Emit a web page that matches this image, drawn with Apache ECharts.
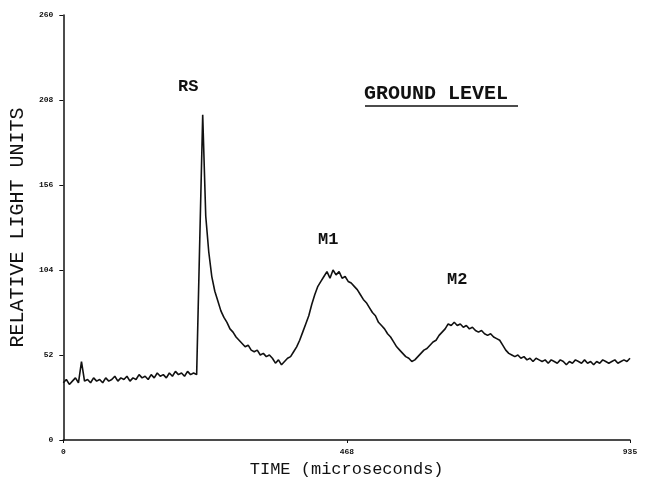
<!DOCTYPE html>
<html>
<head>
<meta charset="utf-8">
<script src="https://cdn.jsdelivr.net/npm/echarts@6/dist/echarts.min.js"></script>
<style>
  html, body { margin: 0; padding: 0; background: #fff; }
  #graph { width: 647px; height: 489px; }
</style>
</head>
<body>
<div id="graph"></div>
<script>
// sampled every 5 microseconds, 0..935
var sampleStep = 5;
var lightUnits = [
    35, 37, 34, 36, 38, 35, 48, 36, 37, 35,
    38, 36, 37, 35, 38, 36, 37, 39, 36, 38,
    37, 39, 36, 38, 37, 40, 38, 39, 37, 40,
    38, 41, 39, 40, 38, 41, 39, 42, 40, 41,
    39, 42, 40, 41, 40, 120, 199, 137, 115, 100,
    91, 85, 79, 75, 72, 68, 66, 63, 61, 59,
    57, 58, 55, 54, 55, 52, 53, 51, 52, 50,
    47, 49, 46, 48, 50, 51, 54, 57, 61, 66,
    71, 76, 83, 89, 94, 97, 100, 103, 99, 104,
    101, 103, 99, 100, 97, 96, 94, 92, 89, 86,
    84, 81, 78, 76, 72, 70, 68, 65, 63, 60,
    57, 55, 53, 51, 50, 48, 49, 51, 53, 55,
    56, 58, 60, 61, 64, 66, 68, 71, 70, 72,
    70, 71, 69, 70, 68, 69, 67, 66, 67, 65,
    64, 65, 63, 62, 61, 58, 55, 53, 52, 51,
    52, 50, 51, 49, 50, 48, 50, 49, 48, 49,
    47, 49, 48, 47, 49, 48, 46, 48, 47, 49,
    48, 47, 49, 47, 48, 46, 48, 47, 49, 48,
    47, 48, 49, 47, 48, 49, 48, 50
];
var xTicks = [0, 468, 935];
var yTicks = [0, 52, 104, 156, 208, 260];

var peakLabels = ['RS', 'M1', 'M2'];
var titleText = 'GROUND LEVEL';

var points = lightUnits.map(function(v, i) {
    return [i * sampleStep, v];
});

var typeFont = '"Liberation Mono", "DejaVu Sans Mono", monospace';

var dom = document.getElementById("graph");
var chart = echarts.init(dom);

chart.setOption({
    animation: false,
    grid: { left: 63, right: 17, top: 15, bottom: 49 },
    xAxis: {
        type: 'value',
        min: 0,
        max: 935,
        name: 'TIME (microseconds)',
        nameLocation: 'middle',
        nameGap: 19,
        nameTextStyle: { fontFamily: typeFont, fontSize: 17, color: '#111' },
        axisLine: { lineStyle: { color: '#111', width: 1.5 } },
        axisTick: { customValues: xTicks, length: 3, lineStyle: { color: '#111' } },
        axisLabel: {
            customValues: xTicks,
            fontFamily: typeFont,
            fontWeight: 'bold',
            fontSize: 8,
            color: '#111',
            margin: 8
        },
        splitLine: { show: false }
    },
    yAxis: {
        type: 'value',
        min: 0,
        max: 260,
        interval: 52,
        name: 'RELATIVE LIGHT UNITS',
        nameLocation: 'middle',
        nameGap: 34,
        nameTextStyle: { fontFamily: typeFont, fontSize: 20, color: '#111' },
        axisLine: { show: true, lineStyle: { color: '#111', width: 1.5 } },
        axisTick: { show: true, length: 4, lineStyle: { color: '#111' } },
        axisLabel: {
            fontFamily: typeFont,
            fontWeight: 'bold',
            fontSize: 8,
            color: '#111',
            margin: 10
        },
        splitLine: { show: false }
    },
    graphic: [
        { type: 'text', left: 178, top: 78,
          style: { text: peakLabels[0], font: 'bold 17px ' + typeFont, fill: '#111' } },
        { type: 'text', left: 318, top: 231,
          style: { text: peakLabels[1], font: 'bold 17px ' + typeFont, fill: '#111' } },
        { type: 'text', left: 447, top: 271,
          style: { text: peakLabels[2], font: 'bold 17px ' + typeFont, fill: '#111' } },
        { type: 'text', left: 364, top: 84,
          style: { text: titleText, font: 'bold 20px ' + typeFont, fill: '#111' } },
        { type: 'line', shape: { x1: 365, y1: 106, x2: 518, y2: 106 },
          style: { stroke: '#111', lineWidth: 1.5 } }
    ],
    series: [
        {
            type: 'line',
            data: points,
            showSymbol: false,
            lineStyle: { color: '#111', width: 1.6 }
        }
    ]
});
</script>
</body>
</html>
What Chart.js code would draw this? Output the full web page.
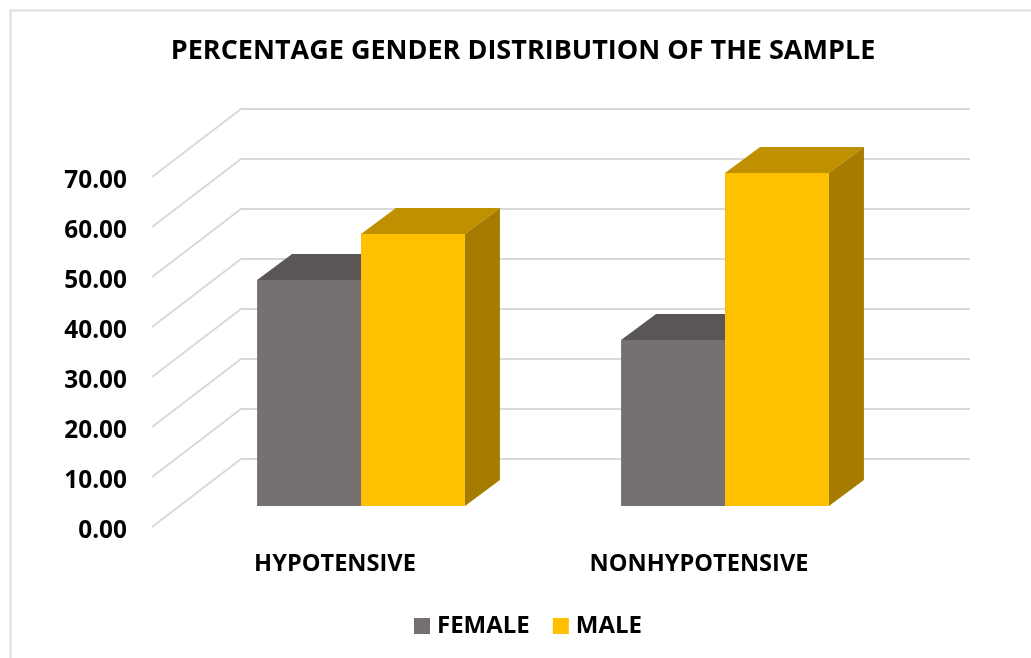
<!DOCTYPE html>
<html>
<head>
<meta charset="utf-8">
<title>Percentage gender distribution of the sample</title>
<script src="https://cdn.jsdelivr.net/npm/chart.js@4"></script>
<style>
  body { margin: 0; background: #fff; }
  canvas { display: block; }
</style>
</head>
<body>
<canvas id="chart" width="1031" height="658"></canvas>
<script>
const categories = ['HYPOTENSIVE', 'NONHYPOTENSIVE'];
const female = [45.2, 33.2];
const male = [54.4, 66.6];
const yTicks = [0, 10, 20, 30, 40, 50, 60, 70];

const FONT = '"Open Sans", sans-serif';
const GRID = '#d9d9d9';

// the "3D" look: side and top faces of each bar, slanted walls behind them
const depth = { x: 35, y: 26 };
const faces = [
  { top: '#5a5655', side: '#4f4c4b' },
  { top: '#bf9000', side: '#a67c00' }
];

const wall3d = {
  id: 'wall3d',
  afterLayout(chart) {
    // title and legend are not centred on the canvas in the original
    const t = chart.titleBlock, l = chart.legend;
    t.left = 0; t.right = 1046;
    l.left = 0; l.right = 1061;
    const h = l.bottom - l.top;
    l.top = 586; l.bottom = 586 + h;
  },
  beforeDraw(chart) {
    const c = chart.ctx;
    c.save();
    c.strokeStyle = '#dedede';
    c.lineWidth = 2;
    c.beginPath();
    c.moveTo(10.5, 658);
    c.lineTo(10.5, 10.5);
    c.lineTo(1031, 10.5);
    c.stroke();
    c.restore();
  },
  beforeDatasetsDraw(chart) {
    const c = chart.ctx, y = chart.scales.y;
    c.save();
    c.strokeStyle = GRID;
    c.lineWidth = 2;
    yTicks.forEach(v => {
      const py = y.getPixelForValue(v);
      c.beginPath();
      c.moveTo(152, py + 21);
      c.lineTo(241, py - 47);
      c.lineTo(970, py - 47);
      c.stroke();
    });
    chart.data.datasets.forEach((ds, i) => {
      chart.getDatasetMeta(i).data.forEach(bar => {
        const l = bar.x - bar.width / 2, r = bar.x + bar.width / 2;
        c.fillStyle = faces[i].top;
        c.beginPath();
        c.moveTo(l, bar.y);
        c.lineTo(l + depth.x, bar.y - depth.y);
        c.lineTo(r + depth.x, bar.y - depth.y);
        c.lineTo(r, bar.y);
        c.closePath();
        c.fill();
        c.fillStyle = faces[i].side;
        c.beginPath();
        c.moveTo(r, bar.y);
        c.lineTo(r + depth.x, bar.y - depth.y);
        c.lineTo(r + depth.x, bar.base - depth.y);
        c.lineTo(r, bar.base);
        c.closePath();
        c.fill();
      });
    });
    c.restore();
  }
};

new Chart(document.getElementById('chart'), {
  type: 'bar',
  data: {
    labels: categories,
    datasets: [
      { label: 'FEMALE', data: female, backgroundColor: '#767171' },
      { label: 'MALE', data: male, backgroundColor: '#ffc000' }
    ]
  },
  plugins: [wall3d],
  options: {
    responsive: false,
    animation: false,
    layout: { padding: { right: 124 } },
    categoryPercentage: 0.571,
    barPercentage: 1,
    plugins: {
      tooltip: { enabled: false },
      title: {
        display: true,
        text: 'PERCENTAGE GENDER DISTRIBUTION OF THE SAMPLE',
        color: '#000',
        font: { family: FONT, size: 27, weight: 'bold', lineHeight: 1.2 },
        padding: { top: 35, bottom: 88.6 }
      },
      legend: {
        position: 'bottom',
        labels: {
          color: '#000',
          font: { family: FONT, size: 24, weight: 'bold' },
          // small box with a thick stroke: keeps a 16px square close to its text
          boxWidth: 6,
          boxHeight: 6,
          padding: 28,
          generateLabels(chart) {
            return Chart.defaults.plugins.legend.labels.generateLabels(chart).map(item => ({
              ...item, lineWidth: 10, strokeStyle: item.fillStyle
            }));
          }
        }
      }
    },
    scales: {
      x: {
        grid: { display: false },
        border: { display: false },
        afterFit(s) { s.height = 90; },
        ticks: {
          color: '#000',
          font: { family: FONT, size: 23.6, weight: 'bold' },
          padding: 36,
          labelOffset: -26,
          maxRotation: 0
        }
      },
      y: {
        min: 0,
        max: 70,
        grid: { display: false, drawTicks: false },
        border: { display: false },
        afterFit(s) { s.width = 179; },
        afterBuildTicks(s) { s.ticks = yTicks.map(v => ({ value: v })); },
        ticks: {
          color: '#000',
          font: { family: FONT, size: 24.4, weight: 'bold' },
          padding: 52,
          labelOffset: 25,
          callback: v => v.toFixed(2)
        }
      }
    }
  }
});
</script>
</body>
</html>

# # # # # # #

Gather each line in these records that contains the string "page".

Emit a web page that matches this image, drawn with Apache ECharts.
What Chart.js code would draw this? Output the full web page.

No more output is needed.